Once again, one of Andrew Sullivan's readers makes a good point:
As your earlier reader noted in passing, the Catholic Bishops refused to accept the "segregation" of federal funds from abortion dollars. Under that scheme, health insurance companies would separate federal money from private money and require abortion payments to come from the private pot.
The New York Times reported today that the Catholic Bishops rejected the segregation plan as an accounting gimmick. They have a point. The private pot of money can be easily subsidized by the federal pot of money. The federal pot of money will buy items that the private pot would have bought, thereby subsidizing the private pot of money.
This is the same method that is used when tax dollars go to parochial schools, many of which are Catholic. Tax money can buy pencils and desks, but not Bibles. Catholic schools do not have to spend money on books because the taxpayer chips in for those. This leaves more money to spend on religious activities.
I wonder if the Catholic Bishops even considered this point when slamming the abortion-segregation device as an accounting gimmick.
Setting aside for a moment my outrage at public policy in a secular nation being dictated by a bunch of morally bankrupt religious extremists, there's a simple answer to this one: they don't care. If they are doing it, it's OK, but if the segregation method is used in public health care, it doesn't suit their agenda and they're against it.
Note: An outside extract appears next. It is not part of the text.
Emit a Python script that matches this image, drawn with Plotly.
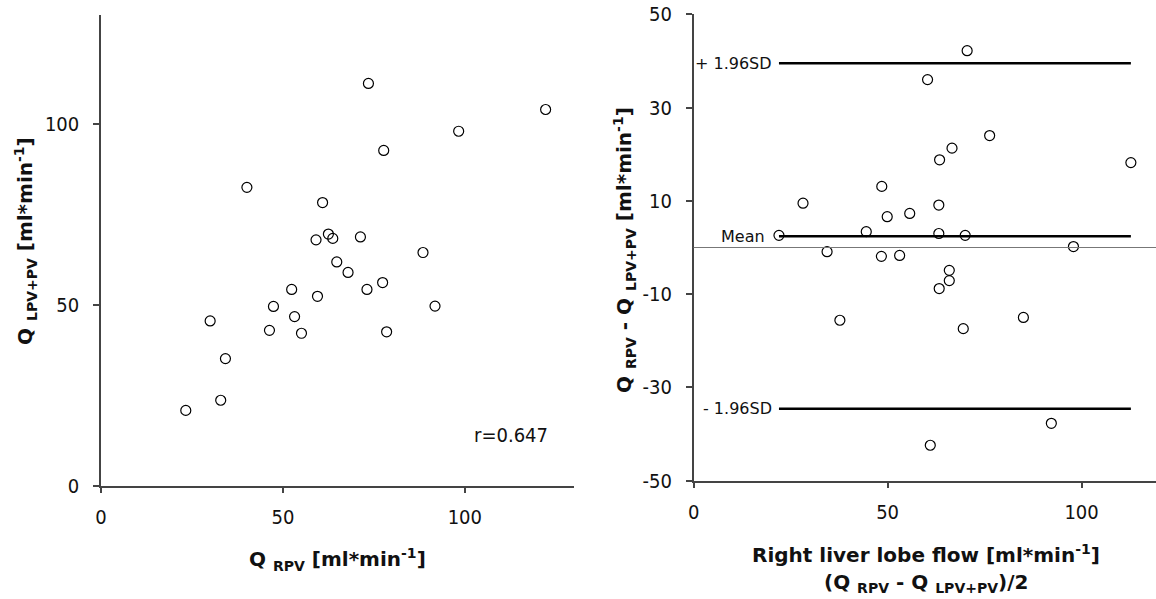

This is an ongoing feature of the right wing as it has come to exist in this country: they are special, and the rules that they dictate don't apply to them. Nor do anyone else's, as we saw when suddenly organizations such as the Catholic Charities and the Salvation Army became "religious" organizations, when they had existed quite peacefully for years as organizations that were associated with churches but not bound by the same doctrinal rules. In fact, Catholic Charities was founded for exactly that purpose: it was created as a separate organization specifically to enable it to receive public funding for social programs, and operating under the rules created to govern that funding, without running afoul of the separation and establishment clauses.
In the case of the Catholic bishops, I will accept that they have sincere moral qualms (although I have to note that their moral qualms seem somehow always directed toward the activities of others), but those qualms are also inextricably tied to the desire to increase the Church's secular power. Let's be perfectly honest: bishops are politicians. That's how they got to be bishops. And one of the defining characteristics of a politician is the desire to gain and maintain power. I suspect that's a fundamental motivation, maybe the fundamental motivation.
And that makes it relatively easy for them to preach "do as I say, not as I do" without any visible sign of cognitive dissonance.